Sassuolo, Atalanta e Lazio saranno banchi di prova decisivi per Massimiliano Alvini prima della sosta per le Nazionali di settembre
Premessa doverosa: se sei una neopromossa, e hai rivoluzionato la rosa con oltre 20 giocatori nuovi, ci può stare di perdere contro squadre del calibro di Fiorentina, Roma, Torino e Inter (specialmente se 3 partite su 4 sono avvenute fuori casa). E questo vale con più o meno tutte le altre squadre che compongono la Serie A. Quello che interessa la Cremonese – e non può che dare un giudizio (momentaneamente) negativo sull’operato del suo tecnico Massimiliano Alvini – è che, per la legge dei “grandi” numeri, un punto poteva saltare fuori. Anche perché, ragionando con la sopraccitata premessa, allora vuol dire non essere tenuti a fare più punti fino all’8ª giornata, quando i grigiorossi saranno di scena in casa dell’altra neopromossa Lecce (che ha messo in difficoltà l’Inter e pareggiato a Napoli). E non è così. In primo luogo perché nessuno gioca per perdere; secondo, il mercato è stato faraonico (e anche nell’ultimo giorno si attendono botti), segno di una società che non vuole essere di passaggio.
LA DIFESA – Non ci si può nemmeno appellare alla sfortuna: è vero che a Firenze la sconfitta è arrivata allo scadere per una topica di Radu, ma se non fosse stato per lui di certo il risultato non sarebbe stato in bilico fino alla fine. Così come a Roma, dove i giallorossi hanno impegnato il portiere scuola Inter per 10 volte. Non a caso, prima della partita contro i nerazzurri, lo stesso estremo difensore romeno era (e probabilmente anche ora sarà così) il portiere con più parate da inizio stagione, mentre la Cremo la squadra con il maggior numero di occasioni concesse.

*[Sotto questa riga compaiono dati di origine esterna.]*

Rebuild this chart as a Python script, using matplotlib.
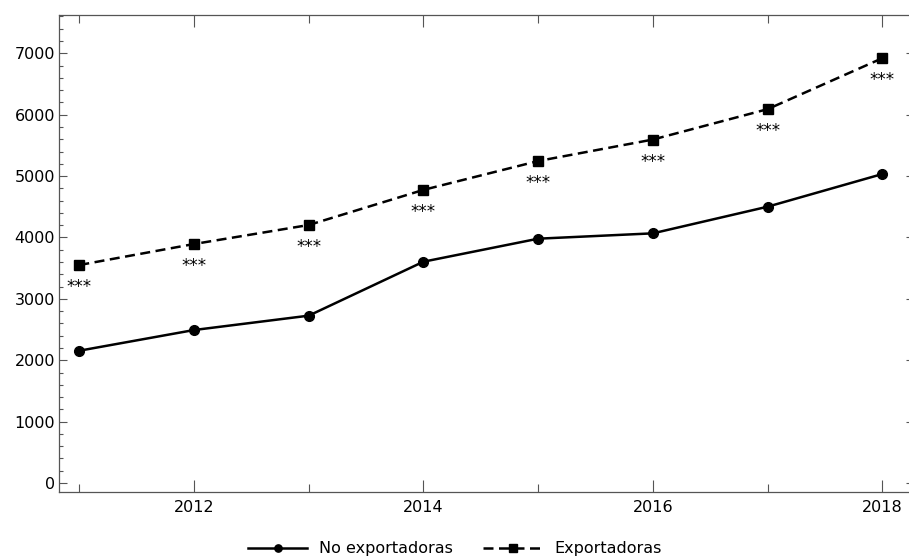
import matplotlib
matplotlib.use("Agg")
import matplotlib.pyplot as plt
from matplotlib.ticker import MultipleLocator

# Firm averages per year
years = [2011, 2012, 2013, 2014, 2015, 2016, 2017, 2018]
no_exportadoras = [2155, 2492, 2726, 3605, 3980, 4067, 4501, 5033]
exportadoras = [3551, 3893, 4203, 4775, 5245, 5595, 6090, 6920]
significance = ["***"] * 8

plt.rcParams["font.family"] = ["DejaVu Sans"]

W, H = 909, 560
fig = plt.figure(figsize=(W / 100, H / 100), dpi=100)

# frame in pixels: left spine at 59.3, right spine past the edge
x0_px, x1_px = 59.3, 914.0
y_top_px, y_bot_px = 15.0, 491.7
ax = fig.add_axes([x0_px / W, (H - y_bot_px) / H,
                   (x1_px - x0_px) / W, (y_bot_px - y_top_px) / H])

line_kw = dict(color="black", linewidth=1.8, markersize=7)
ax.plot(years, no_exportadoras, marker="o", linestyle="-",
        label="No exportadoras", **line_kw)
ax.plot(years, exportadoras, marker="s", linestyle=(0, (4, 2.2)),
        label="Exportadoras", **line_kw)

for x, y, s in zip(years, exportadoras, significance):
    ax.annotate(s, (x, y), xytext=(0, -16), textcoords="offset points",
                ha="center", va="center", fontsize=12)

# axis ranges
px_per_year = (882.3 - 79.3) / 7
ax.set_xlim(2011 - (79.3 - x0_px) / px_per_year,
            2018 + (x1_px - 882.3) / px_per_year)
px_per_unit = (483.0 - 53.3) / 7000
ax.set_ylim(-(y_bot_px - 483.0) / px_per_unit,
            7000 + (53.3 - y_top_px) / px_per_unit)

ax.xaxis.set_major_locator(MultipleLocator(2))
ax.xaxis.set_minor_locator(MultipleLocator(1))
ax.yaxis.set_major_locator(MultipleLocator(1000))
ax.yaxis.set_minor_locator(MultipleLocator(200))

frame_gray = "#555555"
for sp in ax.spines.values():
    sp.set_color(frame_gray)
    sp.set_linewidth(0.9)
ax.spines["right"].set_visible(False)

ax.tick_params(axis="x", which="both", direction="in", top=True,
               color=frame_gray, width=0.8, labelsize=11.5, pad=6)
ax.tick_params(axis="x", which="major", length=8.4)
ax.tick_params(axis="x", which="minor", length=6)
ax.tick_params(axis="y", which="both", direction="in", right=True,
               color=frame_gray, width=0.8, labelsize=11.5, pad=3)
ax.tick_params(axis="y", which="major", length=5.5)
ax.tick_params(axis="y", which="minor", length=2.9)

ax.legend(loc="center", bbox_to_anchor=(455 / W, 1 - 549 / H),
          bbox_transform=fig.transFigure, ncol=2, frameon=False,
          fontsize=11.5, handlelength=3.7, handletextpad=0.75,
          columnspacing=1.9, markerscale=0.75)

fig.savefig("out.png", dpi=100, facecolor="white")
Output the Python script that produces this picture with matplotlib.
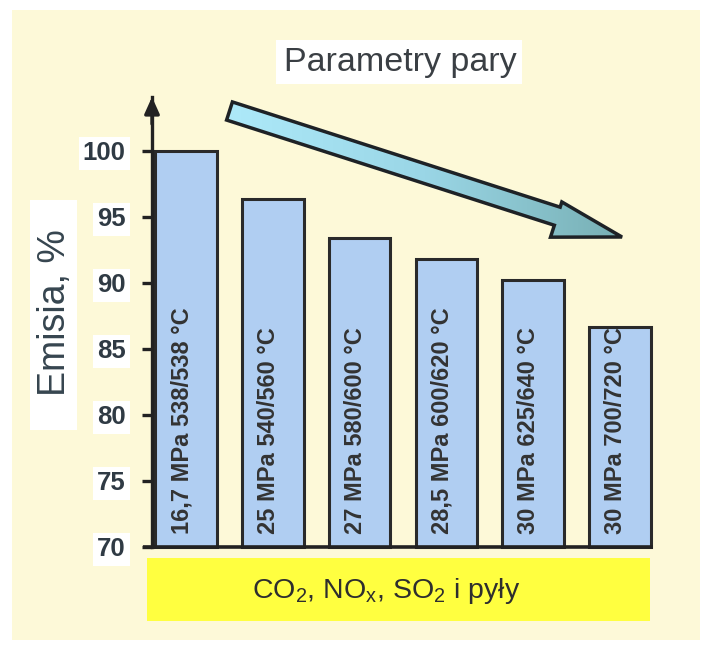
import numpy as np
import matplotlib
matplotlib.use("Agg")
import matplotlib.pyplot as plt
from matplotlib.patches import Rectangle, Polygon
from matplotlib.colors import LinearSegmentedColormap

plt.rcParams['font.family'] = ['Liberation Sans', 'DejaVu Sans']
plt.rcParams['mathtext.fontset'] = 'custom'
plt.rcParams['mathtext.rm'] = 'Liberation Sans'
plt.rcParams['mathtext.it'] = 'Liberation Sans'

# ---- data ----
bar_labels = ["16,7 MPa 538/538 °C", "25 MPa 540/560 °C", "27 MPa 580/600 °C",
              "28,5 MPa 600/620 °C", "30 MPa 625/640 °C", "30 MPa 700/720 °C"]
emission = [100.0, 96.4, 93.4, 91.8, 90.2, 86.7]
yticks = [70, 75, 80, 85, 90, 95, 100]
title_text = "Parametry pary"
ylabel_text = "Emisia, %"
bottom_text = "CO$_2$, NO$_\\mathrm{x}$, SO$_2$ i pyły"

W, H = 707, 648
fig = plt.figure(figsize=(W / 100, H / 100), dpi=100)
fig.patch.set_facecolor('white')

# background overlay in pixel coordinates
bg = fig.add_axes([0, 0, 1, 1], zorder=0)
bg.set_xlim(0, W)
bg.set_ylim(H, 0)
bg.axis('off')

cream = '#fdf9d8'
bg.add_patch(Rectangle((12, 10), 688, 630, facecolor=cream, edgecolor='none'))

# title box
bg.add_patch(Rectangle((276, 40), 246, 44, facecolor='white', edgecolor='none'))
bg.text(400, 62, title_text, fontsize=24.5, color='#3a3f44', ha='center', va='center')

# ylabel box
bg.add_patch(Rectangle((30, 200), 47, 230, facecolor='white', edgecolor='none'))
bg.text(55, 313, ylabel_text, fontsize=27, color='#36454f', rotation=90,
        ha='center', va='center')

# yellow box
bg.add_patch(Rectangle((147, 558), 503, 63, facecolor='#ffff40', edgecolor='none'))
bg.text(386, 591, bottom_text, fontsize=20.5, color='#2e2e2e', ha='center', va='center')

# big trend arrow (decoration)
tail = np.array([229.5, 111.0])
tip = np.array([622.0, 237.0])
d = tip - tail
L = np.hypot(*d)
u = d / L
n = np.array([-u[1], u[0]])
sw, hw_up, hw_dn, hl = 9.5, 15.0, 22.0, 68.0
pts = [tail + n * sw, tail + u * (L - hl) + n * sw, tail + u * (L - hl) + n * hw_dn,
       tip, tail + u * (L - hl) - n * hw_up, tail + u * (L - hl) - n * sw, tail - n * sw]
poly = Polygon(pts, closed=True, facecolor='none', edgecolor='#1e2226', lw=2.5, zorder=3)
bg.add_patch(poly)
clip = Polygon(pts, closed=True, transform=bg.transData, facecolor='none', edgecolor='none')
bg.add_patch(clip)
grad = np.linspace(0, 1, 256).reshape(1, -1)
cmap = LinearSegmentedColormap.from_list('arr', ['#aeeafa', '#9ad6e6', '#76aeb2'])
im = bg.imshow(grad, cmap=cmap, extent=(220, 630, 260, 90), aspect='auto', zorder=2)
im.set_clip_path(clip)
bg.set_xlim(0, W)
bg.set_ylim(H, 0)

# main chart axes
x_left_px, x_right_px = 152, 653
y_bot_px, y_top_px = 547, 97
ax = fig.add_axes([x_left_px / W, (H - y_bot_px) / H,
                   (x_right_px - x_left_px) / W, (y_bot_px - y_top_px) / H], zorder=1)
ax.patch.set_alpha(0)

ymin = yticks[0]
spacing = 86.8
first_center = 186.0
x = np.arange(len(emission))
ax.bar(x, np.array(emission) - ymin, width=0.71, bottom=ymin, color='#b0cef2',
       edgecolor='#2a2a2a', linewidth=2.2, zorder=2, clip_on=False)
ax.set_xlim((x_left_px - first_center) / spacing, (x_right_px - first_center) / spacing)
ax.set_ylim(ymin, 100 + (151 - y_top_px) / 13.2)

for xi, lab in zip(x, bar_labels):
    ax.text(xi - 0.05, 71.0, lab, rotation=90, ha='center', va='bottom',
            fontsize=17, fontweight='bold', color='#333333', zorder=3)

for s in ['top', 'right', 'bottom']:
    ax.spines[s].set_visible(False)
ax.spines['left'].set_linewidth(2.4)
ax.spines['left'].set_color('#222222')
ax.spines['left'].set_zorder(4)

# baseline slightly extending left of y-axis
ax.plot([-9 / (x_right_px - x_left_px), 1.0], [0, 0], transform=ax.transAxes,
        color='#222222', lw=2.6, clip_on=False, zorder=4, solid_capstyle='butt')

# y-axis arrow head
ax.annotate('', xy=(0, 1.0), xycoords='axes fraction', xytext=(0, 0.94),
            arrowprops=dict(arrowstyle='-|>,head_length=1.0,head_width=0.45',
                            color='#222222', lw=2.4, shrinkA=0, shrinkB=0))

ax.set_xticks([])
ax.set_yticks(yticks)
ax.set_yticklabels([str(t) for t in yticks])
ax.tick_params(axis='y', length=7, width=2.4, color='#222222', pad=12,
               labelsize=18.5, labelcolor='#2f3a44')
for tl in ax.get_yticklabels():
    tl.set_fontweight('bold')
    tl.set_bbox(dict(facecolor='white', edgecolor='none', pad=3))

fig.savefig('out.png', dpi=100, facecolor=fig.get_facecolor())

L’ATTEGGIAMENTO E LA TATTICA – Sul banco degli imputati non può che esserci finito lo stesso Alvini, reo di adottare uno stile di gioco un po’ troppo spavaldo (anche se di occasioni nitide ne sono state create poche in 4 partite), con un giocatore, Zanimacchia, al quale è stato pubblicamente chiesto di adattarsi e di dover imparare a fare un ruolo che forse mai nessuno (compreso lui stesso) aveva pensato di potergli cucire addosso. A onor del vero, va detto che questo modo di Alvini di intendere il calcio (legittimo e ammirevole, ma che forse non si confà a una realtà come la nostra) gli ha fatto arrivare parecchi complimenti, sia dalla stampa sia dagli addetti ai lavori come Mourinho e Juric. Si sa, però, che le pacche sulle spalle è più facile darle dopo aver vinto, come un dottore che regala caramelle ai bambini dopo la puntura. Ma le chiacchiere le porta via il vento, mentre quello che restano sono i punti e le salvezze, nel nostro caso.